===== Supplied information =====
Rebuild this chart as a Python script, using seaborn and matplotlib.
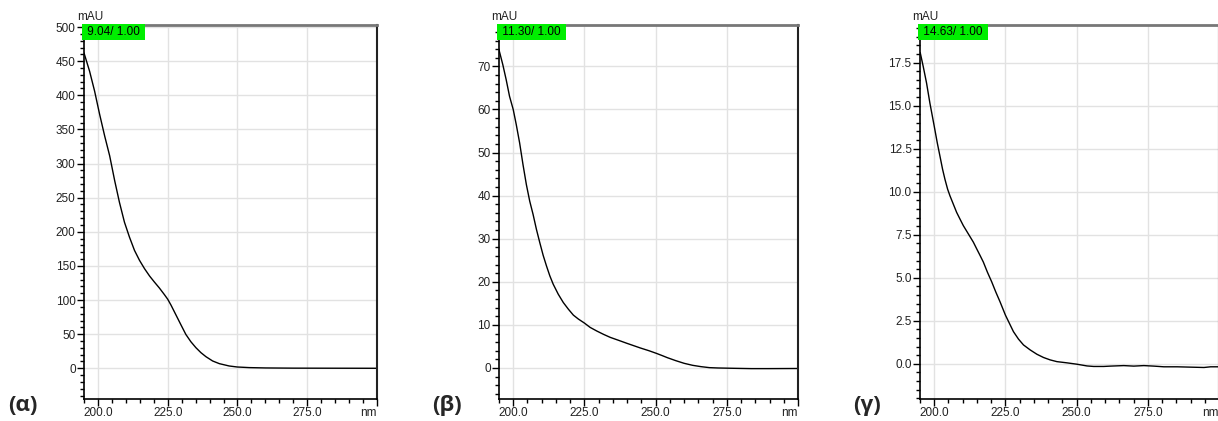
import matplotlib
matplotlib.use("Agg")
import matplotlib.pyplot as plt
import seaborn as sns
import pandas as pd
from matplotlib.ticker import MultipleLocator

# ---- data ----
wl_a = [195.0, 197.0, 198.8, 200.6, 202.4, 204.2, 206.0, 207.7, 209.5, 211.3, 213.1, 214.9,
        216.7, 218.5, 220.2, 222.0, 223.8, 225.0, 226.2, 228.0, 229.8, 231.5, 233.3, 235.1,
        236.9, 238.7, 241.1, 243.5, 247.0, 249.9, 254.2, 260.1, 270.0, 285.0, 300.0]
abs_a = [462.1, 435.3, 406.1, 372.1, 340.5, 311.3, 274.8, 243.2, 214.0, 192.1, 172.7, 158.1,
         145.9, 135.2, 126.5, 117.7, 108.0, 101.2, 92.4, 77.8, 63.2, 49.6, 38.9, 30.2,
         22.9, 17.0, 10.7, 6.8, 3.4, 1.9, 1.0, 0.5, 0.2, 0.1, 0.0]

wl_b = [194.93, 196.34, 197.52, 198.70, 200.00, 201.06, 202.24, 203.42, 204.60, 205.78,
        206.96, 208.14, 209.32, 210.50, 211.67, 212.85, 214.03, 215.80, 217.57, 219.34,
        221.11, 222.88, 225.00, 227.00, 229.36, 231.72, 234.08, 237.03, 239.97, 242.33,
        244.69, 247.64, 250.24, 252.36, 254.13, 257.07, 260.02, 262.97, 265.92, 268.87,
        271.82, 277.71, 283.61, 289.50, 300.0]
abs_b = [74.01, 70.39, 66.91, 63.05, 59.97, 56.49, 52.25, 47.23, 42.60, 38.74,
         35.66, 32.18, 29.10, 26.16, 23.69, 21.38, 19.45, 17.13, 15.20, 13.66,
         12.27, 11.35, 10.42, 9.42, 8.57, 7.80, 7.10, 6.41, 5.71, 5.17,
         4.63, 4.01, 3.40, 2.86, 2.39, 1.70, 1.08, 0.62, 0.31, 0.08,
         0.0, -0.08, -0.15, -0.15, -0.12]

wl_c = [195.07, 196.13, 197.30, 198.47, 200.00, 201.06, 202.00, 202.93, 203.76, 204.69,
        205.52, 206.69, 207.86, 209.04, 210.21, 211.97, 213.73, 214.91, 216.08, 217.25,
        218.66, 220.19, 221.60, 223.12, 225.00, 226.41, 227.82, 229.58, 231.34, 233.69,
        236.04, 238.38, 240.73, 243.08, 246.60, 250.12, 253.64, 255.99, 259.51, 261.86,
        266.55, 270.07, 273.59, 277.11, 280.63, 285.33, 290.02, 294.72, 297.06, 299.9]
abs_c = [18.08, 17.27, 16.31, 15.15, 13.80, 12.84, 12.07, 11.30, 10.72, 10.15,
         9.76, 9.28, 8.80, 8.41, 8.03, 7.55, 7.07, 6.68, 6.30, 5.91,
         5.33, 4.76, 4.18, 3.60, 2.83, 2.35, 1.87, 1.44, 1.10, 0.81,
         0.56, 0.37, 0.23, 0.13, 0.06, -0.02, -0.12, -0.15, -0.15, -0.13,
         -0.10, -0.13, -0.10, -0.13, -0.17, -0.17, -0.19, -0.21, -0.17, -0.17]

box_labels = ["9.04/ 1.00", "11.30/ 1.00", "14.63/ 1.00"]
panel_labels = ["(α)", "(β)", "(γ)"]
x_ticks = [200, 225, 250, 275, 300]
x_ticklabels = ["200.0", "225.0", "250.0", "275.0", "nm"]

sns.set_style("white")
plt.rcParams['font.family'] = ['Liberation Sans', 'DejaVu Sans']

fig = plt.figure(figsize=(12.18, 4.21), dpi=100)

panels = [
    dict(x=wl_a, y=abs_a, rect=[84/1218, 22/421, 293/1218, 374/421],
         ylim=(-45, 503), minor=10, fmt="{:.0f}", yticks=list(range(0, 501, 50)),
         lab_x=8/1218),
    dict(x=wl_b, y=abs_b, rect=[499/1218, 22/421, 299/1218, 374/421],
         ylim=(-7.2, 79.6), minor=2, fmt="{:.0f}", yticks=list(range(0, 71, 10)),
         lab_x=432/1218),
    dict(x=wl_c, y=abs_c, rect=[920/1218, 22/421, 299/1218, 374/421],
         ylim=(-2.04, 19.68), minor=0.5, fmt="{:.1f}",
         yticks=[0, 2.5, 5, 7.5, 10, 12.5, 15, 17.5], lab_x=853/1218),
]

for i, p in enumerate(panels):
    ax = fig.add_axes(p["rect"])
    df = pd.DataFrame({"nm": p["x"], "mAU": p["y"]})
    sns.lineplot(data=df, x="nm", y="mAU", ax=ax, color="black", linewidth=1.0)
    ax.set_xlim(195, 300)
    ax.set_ylim(*p["ylim"])
    ax.set_xlabel("")
    ax.set_ylabel("")
    ax.set_xticks(x_ticks)
    ax.set_xticklabels(x_ticklabels)
    ax.get_xticklabels()[-1].set_horizontalalignment("right")
    ax.set_yticks(p["yticks"])
    ax.set_yticklabels([p["fmt"].format(v) for v in p["yticks"]])
    ax.xaxis.set_minor_locator(MultipleLocator(5))
    ax.yaxis.set_minor_locator(MultipleLocator(p["minor"]))
    ax.tick_params(axis="both", which="major", direction="out", length=5, width=1,
                   color="black", labelsize=8.5, pad=1, labelcolor="#222222")
    ax.tick_params(axis="both", which="minor", direction="out", length=3, width=1,
                   color="black")
    ax.tick_params(axis="x", which="major", length=5, pad=1)
    ax.tick_params(left=True, bottom=True, which="both")
    ax.grid(True, which="major", color="#e2e2e2", linewidth=1.0)
    ax.set_axisbelow(True)
    for s in ["left", "bottom"]:
        ax.spines[s].set_color("black")
        ax.spines[s].set_linewidth(1.2)
    ax.spines["right"].set_color("#222222")
    ax.spines["right"].set_linewidth(1.5)
    ax.spines["top"].set_color("#777777")
    ax.spines["top"].set_linewidth(2)
    # green label box
    ax.text(0.0, 0.997, " " + box_labels[i] + " ", transform=ax.transAxes,
            ha="left", va="top", fontsize=8.5, color="black",
            bbox=dict(boxstyle="square,pad=0.15", facecolor="#00ee00",
                      edgecolor="none"), zorder=5)
    ax.text(-0.025, 1.005, "mAU", transform=ax.transAxes, ha="left", va="bottom",
            fontsize=8.5, color="#222222")
    fig.text(p["lab_x"], 0.038, panel_labels[i], ha="left", va="center",
             fontsize=16, fontweight="bold", family=["Open Sans", "DejaVu Sans"])

fig.savefig("out.png", dpi=100)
=====
◆ Your objective
Copy each line of the data above that holds "seaborn".

◆ Worked solution
Rebuild this chart as a Python script, using seaborn and matplotlib.
import seaborn as sns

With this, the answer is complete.